その一生は師の福沢諭吉のように、一貫して教育者の立場にありました。1959年に文化勲章を受章しています。
主な著書
『海軍主計大尉小泉信吉』(文藝春秋)
『ペンは剣よりも強し』(恒文社)
『福沢諭吉』(岩波書店)
『マルクス死後五十年』(泉文堂)
『近代経済思想史』(慶應義塾大学出版会)
『わが文芸談』(講談社)学徒出陣
ヴァイニング夫人
1902年10月6日、米ペンシルベニア州フィラデルフィア生まれ。ブリンマー大、ドレクセル大学院卒。46年10月から50年12月まで日本に滞在し、当時皇太子だった天皇陛下の家庭教師を務めたほか、学習院でも英語を教えました。50年11月に勲三等宝冠章を受章。帰国後に「日本での四カ年」(51年)「皇太子の窓」(52年)「天皇と私」(70年)を執筆。「皇太子の窓」は各国語に翻訳され反響を呼びましだ。多くの児童文学や伝記を著し「旅の子アダム」(42年)で児童文学のニューベリー賞、「サンディ」(45年)でヘラルド・トリビューン賞を受賞。文学・教育学博士。国際基督教大などから名誉博士号も受けました。
義塾からの出陣学徒は、二千八百六十三人。その多くは幹部候補生として陸海軍へ入っていった。十月二十一日、雨の神宮で行われた出陣学徒壮行大会はあまりに有名だが、義塾ではこの二日後に三田で壮行会を開催。三千余名の塾生が三田山上で塾歌、応援歌を熱唱し、隊列を組んで福澤諭吉の墓を詣でて、戦勝を誓った。

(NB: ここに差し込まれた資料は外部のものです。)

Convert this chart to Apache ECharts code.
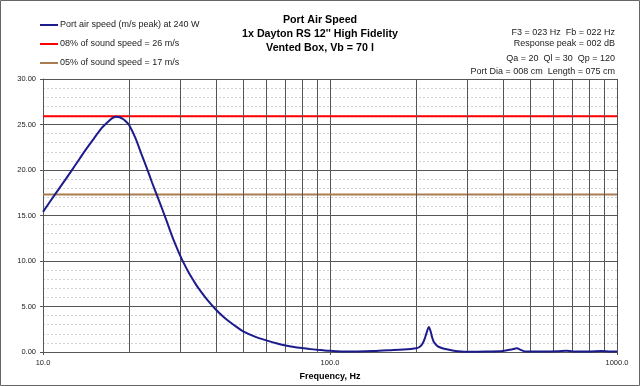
<!DOCTYPE html>
<html>
<head>
<meta charset="utf-8">
<script src="https://cdn.jsdelivr.net/npm/echarts@6/dist/echarts.min.js"></script>
<style>html,body{margin:0;padding:0;background:#fff;}#c{width:640px;height:386px;}</style>
</head>
<body>
<div id="c"></div>
<script>
// ---- data ----
const freqHz = [10, 11, 12, 13, 14, 15, 16, 17, 17.5, 18, 18.5, 19, 19.5, 20, 21, 22, 23, 24, 25, 26, 27, 28, 29, 30, 31, 32, 33, 34, 35, 37, 40, 42.5, 45, 47.5, 50, 55, 60, 65, 70, 75, 80, 85, 90, 100, 110, 120, 140, 160, 180, 200, 205, 210, 214, 218, 221, 224, 227, 230, 235, 240, 250, 270, 300, 350, 400, 430, 447, 465, 480, 550, 620, 667, 700, 800, 880, 950, 1000];
const portSpeed = [15.4, 17.3, 19.0, 20.6, 22.1, 23.4, 24.6, 25.4, 25.72, 25.85, 25.8, 25.6, 25.3, 24.9, 23.5, 21.8, 20.2, 18.6, 17.15, 15.74, 14.35, 12.96, 11.74, 10.65, 9.71, 8.88, 8.15, 7.49, 6.9, 5.89, 4.67, 3.88, 3.24, 2.7, 2.23, 1.66, 1.28, 0.96, 0.72, 0.55, 0.43, 0.33, 0.25, 0.13, 0.06, 0.05, 0.1, 0.2, 0.28, 0.42, 0.55, 0.9, 1.5, 2.3, 2.75, 2.3, 1.6, 1.1, 0.75, 0.55, 0.35, 0.15, 0.03, 0.05, 0.12, 0.28, 0.4, 0.2, 0.05, 0.05, 0.08, 0.15, 0.06, 0.05, 0.12, 0.05, 0.05];
const limit8 = 25.9;
const limit5 = 17.3;
const freqRange = [10, 1000];
const extraGridFreqs = [20, 30, 40, 50, 60, 70, 80, 90, 200, 300, 400, 500, 600, 700, 800, 900];
const seriesNames = ['Port air speed (m/s peak) at 240 W', '08% of sound speed = 26 m/s', '05% of sound speed = 17 m/s'];
const titleLines = ['Port Air Speed', "1x Dayton RS 12'' High Fidelity", 'Vented Box, Vb = 70 l'];
const infoLines = ['F3 = 023 Hz  Fb = 022 Hz', 'Response peak = 002 dB', 'Qa = 20  Ql = 30  Qp = 120', 'Port Dia = 008 cm  Length = 075 cm'];

const chart = echarts.init(document.getElementById('c'), null, {renderer: 'canvas'});
const font = 'Liberation Sans, Arial, sans-serif';
const gridColor = '#555';

const option = {
  backgroundColor: '#fff',
  animation: false,
  textStyle: {fontFamily: font},
  grid: {left: 43, right: 23, top: 79, bottom: 34, show: false},
  legend: {
    orient: 'vertical', left: 40, top: 19, itemGap: 7, padding: 0,
    itemWidth: 18, itemHeight: 2, icon: 'rect',
    textStyle: {fontFamily: font, fontSize: 9, color: '#222', lineHeight: 12, padding: [0,0,0,-3]},
    data: seriesNames
  },
  graphic: [
    {type: 'rect', shape: {x: 0.5, y: 0.5, width: 639, height: 385}, style: {fill: 'none', stroke: '#666', lineWidth: 1}, silent: true},
    {type: 'text', x: 320, y: 13, style: {text: titleLines.join('\n'), font: 'bold 10.7px ' + font, fill: '#000', align: 'center', lineHeight: 14}},
    {type: 'text', x: 615, y: 28.5, style: {text: infoLines[0], font: '9px ' + font, fill: '#222', align: 'right'}},
    {type: 'text', x: 615, y: 39.5, style: {text: infoLines[1], font: '9px ' + font, fill: '#222', align: 'right'}},
    {type: 'text', x: 615, y: 54, style: {text: infoLines[2], font: '9px ' + font, fill: '#222', align: 'right'}},
    {type: 'text', x: 615, y: 67, style: {text: infoLines[3], font: '9px ' + font, fill: '#222', align: 'right'}}
  ],
  xAxis: {
    type: 'log', logBase: 10, min: freqRange[0], max: freqRange[1],
    name: 'Frequency, Hz', nameLocation: 'middle', nameGap: 19,
    nameTextStyle: {fontFamily: font, fontSize: 9, fontWeight: 'bold', color: '#000'},
    axisLine: {show: true, lineStyle: {color: gridColor, width: 1}},
    axisTick: {show: true, length: 3, lineStyle: {color: gridColor}},
    axisLabel: {fontFamily: font, fontSize: 7.5, color: '#222', margin: 7, formatter: v => Number(v).toFixed(1)},
    splitLine: {show: true, lineStyle: {color: gridColor, width: 1}}
  },
  yAxis: {
    type: 'value', min: 0, max: 30, interval: 5,
    axisLine: {show: true, lineStyle: {color: gridColor, width: 1}},
    axisTick: {show: true, length: 3, lineStyle: {color: gridColor}},
    axisLabel: {fontFamily: font, fontSize: 7.5, color: '#222', margin: 7, formatter: v => v.toFixed(2)},
    splitLine: {show: true, lineStyle: {color: gridColor, width: 1}},
    minorTick: {show: false, splitNumber: 5},
    minorSplitLine: {show: true, lineStyle: {color: '#d2d2d2', width: 1, type: [2, 2]}}
  },
  series: [
    {
      name: seriesNames[0], type: 'line', symbol: 'none', smooth: 0.25, z: 5,
      lineStyle: {color: '#1c1c8c', width: 2}, itemStyle: {color: '#1c1c8c'},
      data: freqHz.map((f, i) => [f, portSpeed[i]]),
      markLine: {
        silent: true, symbol: 'none', label: {show: false},
        lineStyle: {color: gridColor, width: 1, type: 'solid'},
        data: extraGridFreqs.map(f => ({xAxis: f}))
      }
    },
    {
      name: seriesNames[1], type: 'line', symbol: 'none', z: 4,
      lineStyle: {color: '#ff0000', width: 2}, itemStyle: {color: '#ff0000'},
      data: freqRange.map(f => [f, limit8])
    },
    {
      name: seriesNames[2], type: 'line', symbol: 'none', z: 4,
      lineStyle: {color: '#a97d50', width: 2}, itemStyle: {color: '#a97d50'},
      data: freqRange.map(f => [f, limit5])
    }
  ]
};
chart.setOption(option);
</script>
</body>
</html>
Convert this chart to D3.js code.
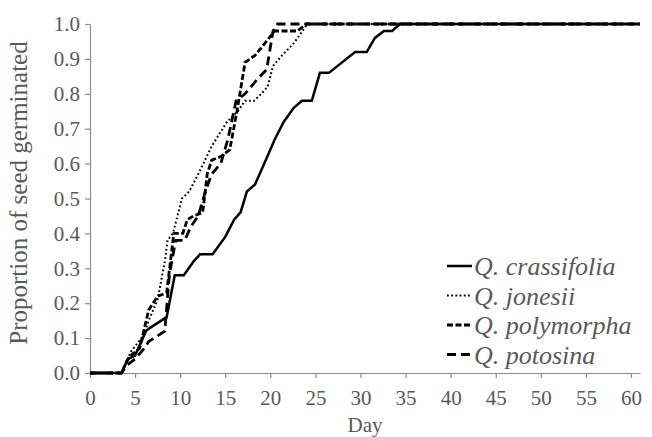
<!DOCTYPE html>
<html>
<head>
<meta charset="utf-8">
<script src="https://cdn.jsdelivr.net/npm/d3@7"></script>
<style>
  body { margin: 0; background: #fff; }
  text { font-family: "Liberation Serif", "Times New Roman", serif; fill: #595959; }
</style>
</head>
<body>
<svg id="chart" width="652" height="437"></svg>
<script>
// germination curves as [day, proportion]

var xTicks = d3.range(0, 61, 5);
var yTicks = d3.range(0, 11).map(d => d / 10);

var crassifolia = [[0,0],[3.5,0],[4.2,0.04],[5,0.05],[6.2,0.12],[6.7,0.13],[8.5,0.16],[9.4,0.28],[10.4,0.28],[11.5,0.32],[12.2,0.34],[13.6,0.34],[15,0.39],[16,0.44],[16.7,0.46],[17.4,0.52],[18.3,0.54],[19.5,0.61],[20.5,0.67],[21.5,0.72],[22.6,0.76],[23.5,0.78],[24.6,0.78],[25.5,0.86],[26.5,0.86],[29.4,0.92],[30.7,0.92],[31.6,0.96],[32.6,0.98],[33.5,0.98],[34.4,1],[61,1]];
var jonesii = [[0,0],[3.5,0],[4,0.03],[4.5,0.06],[6,0.11],[6.5,0.15],[7.5,0.21],[8.3,0.32],[8.6,0.38],[9.2,0.40],[10.2,0.50],[11,0.52],[12.2,0.58],[13.5,0.65],[15.2,0.72],[16.4,0.75],[17.2,0.78],[18.2,0.78],[19,0.80],[19.7,0.82],[20.3,0.88],[21.3,0.91],[22.6,0.945],[23.3,0.97],[24.1,1],[61,1]];
var polymorpha = [[0,0],[3.5,0],[4,0.03],[4.5,0.05],[5.5,0.07],[6.5,0.18],[7.5,0.22],[8.5,0.23],[9.3,0.40],[10.3,0.40],[10.8,0.44],[11.5,0.45],[12.5,0.46],[13,0.57],[13.5,0.61],[14.5,0.62],[15.5,0.64],[16.3,0.75],[17.2,0.89],[18.3,0.91],[20.5,0.98],[23,0.98],[24,1],[61,1]];
var potosina = [[0,0],[3.5,0],[4,0.02],[5,0.04],[6,0.07],[6.5,0.09],[8.3,0.12],[8.8,0.28],[9.5,0.38],[10.5,0.38],[11.2,0.42],[12,0.45],[12.8,0.52],[13.5,0.57],[14.5,0.60],[15.3,0.67],[16.2,0.78],[17.2,0.80],[18.5,0.84],[19.6,0.87],[20.3,0.98],[20.8,1],[61,1]];

var seriesNames = ["Q. crassifolia", "Q. jonesii", "Q. polymorpha", "Q. potosina"];
var seriesData = [crassifolia, jonesii, polymorpha, potosina];

// line styles per series
var dashes = [null, "1.8,2.4", "6,2.5", "9,5"];
var widths = [2.5, 2, 2.8, 2.8];

var svg = d3.select("#chart");

// SCALES
var x = d3.scaleLinear().domain([0, 61]).range([90, 640]);
var y = d3.scaleLinear().domain([0, 1]).range([373, 24]);

// AXES
svg.append("g")
    .attr("transform", "translate(0," + y(0) + ")")
    .call(d3.axisBottom(x).tickValues(xTicks).tickSize(5).tickSizeOuter(0).tickPadding(12));
svg.append("g")
    .attr("transform", "translate(" + x(0) + ",0)")
    .call(d3.axisLeft(y).tickValues(yTicks).tickFormat(d3.format(".1f")).tickSize(5).tickSizeOuter(0).tickPadding(5));

svg.selectAll(".domain, .tick line").attr("stroke", "#8c8c8c").attr("stroke-width", 1.2);
svg.selectAll(".tick text").style("font-size", "21px").attr("fill", "#595959");

// axis titles
svg.append("text")
    .attr("x", (x(0) + x(61)) / 2)
    .attr("y", 432)
    .attr("text-anchor", "middle")
    .style("font-size", "21px")
    .text("Day");
svg.append("text")
    .attr("transform", "translate(27,193) rotate(-90)")
    .attr("text-anchor", "middle")
    .style("font-size", "25px")
    .text("Proportion of seed germinated");

// LINES
var line = d3.line().x(d => x(d[0])).y(d => y(d[1]));

svg.append("g").selectAll("path")
    .data(seriesData)
    .enter()
    .append("path")
    .attr("d", line)
    .attr("fill", "none")
    .attr("stroke", "#000")
    .attr("stroke-width", (d, i) => widths[i])
    .attr("stroke-dasharray", (d, i) => dashes[i]);

// LEGEND
var legend = svg.append("g").selectAll("g")
    .data(seriesNames)
    .enter()
    .append("g")
    .attr("transform", (d, i) => "translate(447," + (266 + i * 29.5) + ")");

legend.append("line")
    .attr("x1", 0).attr("x2", 25)
    .attr("stroke", "#000")
    .attr("stroke-width", (d, i) => widths[i])
    .attr("stroke-dasharray", (d, i) => dashes[i]);

legend.append("text")
    .attr("x", 27)
    .attr("dy", "0.35em")
    .style("font-size", "26px")
    .style("font-style", "italic")
    .text(d => d);
</script>
</body>
</html>
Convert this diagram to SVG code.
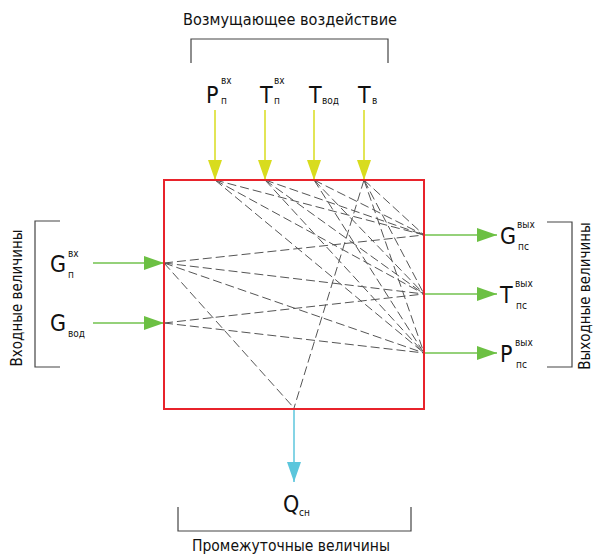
<svg xmlns="http://www.w3.org/2000/svg" width="595" height="555" viewBox="0 0 595 555">
<defs>
<style>
.t{font-family:"DejaVu Sans Condensed","DejaVu Sans",sans-serif;fill:#111}
.big{font-size:23px}
.sm{font-size:10px}
.lbl{font-size:15px}
.br{fill:none;stroke:#444;stroke-width:1.2}
.d{stroke:#555;stroke-width:1;stroke-dasharray:9 4;fill:none}
.y{stroke:#d8dc1e;stroke-width:1.5}
.g{stroke:#72c24e;stroke-width:1.5}
.c{stroke:#5cc6dc;stroke-width:1.5}
</style>
<marker id="my" viewBox="0 0 20 14" refX="20" refY="7" markerWidth="20" markerHeight="14" markerUnits="userSpaceOnUse" orient="auto"><path d="M0,0 L20,7 L0,14 Z" fill="#d8dc1e"/></marker>
<marker id="mg" viewBox="0 0 20 14" refX="20" refY="7" markerWidth="20" markerHeight="14" markerUnits="userSpaceOnUse" orient="auto"><path d="M0,0 L20,7 L0,14 Z" fill="#6cc043"/></marker>
<marker id="mc" viewBox="0 0 20 14" refX="20" refY="7" markerWidth="20" markerHeight="14" markerUnits="userSpaceOnUse" orient="auto"><path d="M0,0 L20,7 L0,14 Z" fill="#5cc6dc"/></marker>
</defs>
<rect width="595" height="555" fill="#fff"/>

<g id="connectors">
<g id="dashed">
<line class="d" x1="215" y1="180" x2="424" y2="235"/>
<line class="d" x1="215" y1="180" x2="424" y2="294"/>
<line class="d" x1="215" y1="180" x2="424" y2="353"/>
<line class="d" x1="265" y1="180" x2="424" y2="235"/>
<line class="d" x1="265" y1="180" x2="424" y2="294"/>
<line class="d" x1="265" y1="180" x2="424" y2="353"/>
<line class="d" x1="314" y1="180" x2="424" y2="235"/>
<line class="d" x1="314" y1="180" x2="424" y2="294"/>
<line class="d" x1="314" y1="180" x2="424" y2="353"/>
<line class="d" x1="364" y1="180" x2="424" y2="235"/>
<line class="d" x1="364" y1="180" x2="424" y2="294"/>
<line class="d" x1="364" y1="180" x2="424" y2="353"/>
<line class="d" x1="364" y1="180" x2="294" y2="408"/>
<line class="d" x1="164" y1="263" x2="424" y2="235"/>
<line class="d" x1="164" y1="263" x2="424" y2="294"/>
<line class="d" x1="164" y1="263" x2="424" y2="353"/>
<line class="d" x1="164" y1="263" x2="294" y2="408"/>
<line class="d" x1="164" y1="323" x2="424" y2="294"/>
<line class="d" x1="164" y1="323" x2="424" y2="353"/>
</g>
<line class="y" x1="215" y1="110" x2="215" y2="180" marker-end="url(#my)"/>
<line class="y" x1="265" y1="110" x2="265" y2="180" marker-end="url(#my)"/>
<line class="y" x1="314" y1="110" x2="314" y2="180" marker-end="url(#my)"/>
<line class="y" x1="364" y1="110" x2="364" y2="180" marker-end="url(#my)"/>
<line class="g" x1="93" y1="263" x2="164" y2="263" marker-end="url(#mg)"/>
<line class="g" x1="93" y1="323" x2="164" y2="323" marker-end="url(#mg)"/>
<line class="g" x1="424" y1="235" x2="497" y2="235" marker-end="url(#mg)"/>
<line class="g" x1="424" y1="294" x2="497" y2="294" marker-end="url(#mg)"/>
<line class="g" x1="424" y1="353" x2="497" y2="353" marker-end="url(#mg)"/>
<line class="c" x1="294" y1="409" x2="294" y2="482" marker-end="url(#mc)"/>
</g>

<g id="system">
<rect x="164" y="180" width="260" height="229" fill="none" stroke="#e8232b" stroke-width="2"/>
</g>

<g id="top-group">
<text class="t lbl" x="290" y="25" text-anchor="middle" textLength="214" lengthAdjust="spacingAndGlyphs">Возмущающее воздействие</text>
<path class="br" d="M191,63 V39 H388 V63"/>
</g>

<g id="Pn"><text class="t big" x="206" y="103">P</text><text class="t sm" x="221" y="84">вх</text><text class="t sm" x="221" y="104">п</text></g>
<g id="Tn"><text class="t big" x="260" y="103">T</text><text class="t sm" x="274" y="84">вх</text><text class="t sm" x="274" y="104">п</text></g>
<g id="Tvod"><text class="t big" x="309" y="103">T</text><text class="t sm" x="322" y="104">вод</text></g>
<g id="Tv"><text class="t big" x="358" y="103">T</text><text class="t sm" x="372" y="104">в</text></g>

<g id="inputs-group">
<path class="br" d="M60,221 H35 V367 H60"/>
<text class="t lbl" transform="translate(22,298) rotate(-90)" text-anchor="middle">Входные величины</text>
</g>
<g id="Gn"><text class="t big" x="50" y="272">G</text><text class="t sm" x="68" y="257">вх</text><text class="t sm" x="68" y="278">п</text></g>
<g id="Gvod"><text class="t big" x="50" y="331">G</text><text class="t sm" x="68" y="337">вод</text></g>

<g id="outputs-group">
<path class="br" d="M547,222 H572 V367 H547"/>
<text class="t lbl" transform="translate(590,296) rotate(-90)" text-anchor="middle">Выходные величины</text>
</g>
<g id="Gps"><text class="t big" x="500" y="244">G</text><text class="t sm" x="517" y="228">вых</text><text class="t sm" x="518" y="250">пс</text></g>
<g id="Tps"><text class="t big" x="500" y="303">T</text><text class="t sm" x="515" y="287">вых</text><text class="t sm" x="516" y="309">пс</text></g>
<g id="Pps"><text class="t big" x="500" y="362">P</text><text class="t sm" x="515" y="346">вых</text><text class="t sm" x="516" y="368">пс</text></g>

<g id="intermediate-group">
<path class="br" d="M178,507 V531 H411 V507"/>
<text class="t lbl" x="291" y="551" text-anchor="middle" textLength="198" lengthAdjust="spacingAndGlyphs">Промежуточные величины</text>
</g>
<g id="Qsn"><text class="t big" x="283" y="512">Q</text><text class="t sm" x="299" y="516">сн</text></g>
</svg>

ときの塾長小泉信三は、出陣学徒に対し次のように激励している。「今、別れに臨んで、特に新たに言ふべき事は何もない。私は諸君を知っているつもりである。諸君も亦た私の言はんと欲することを知ってゐるであらう。たゞ言ふ。『征け、諸君。君国のために。父母の墳墓の地を護らん為めに』」(『三田新聞』祝塾生諸君出陣特集号)。
学徒動員を受けて「教育界は之により極めて大なる影響を蒙ることゝなれり」と落胆した小泉塾長にとって、勇ましいこの言葉はむしろ悲痛な響きをはらんでいた。
戦争を避けたいと、父は父なりに要路の方に働きかけもしたようですが、戦争は始まってしまいました。
戦後、戦争中の行動を調べに来た米軍人に父は「私は戦争に反対したが、始まった以上勝つために出来る限りのことをした。国を愛する者として当然だろう」と云い、米軍人は「Oh fine」と云ってそのまま帰りました。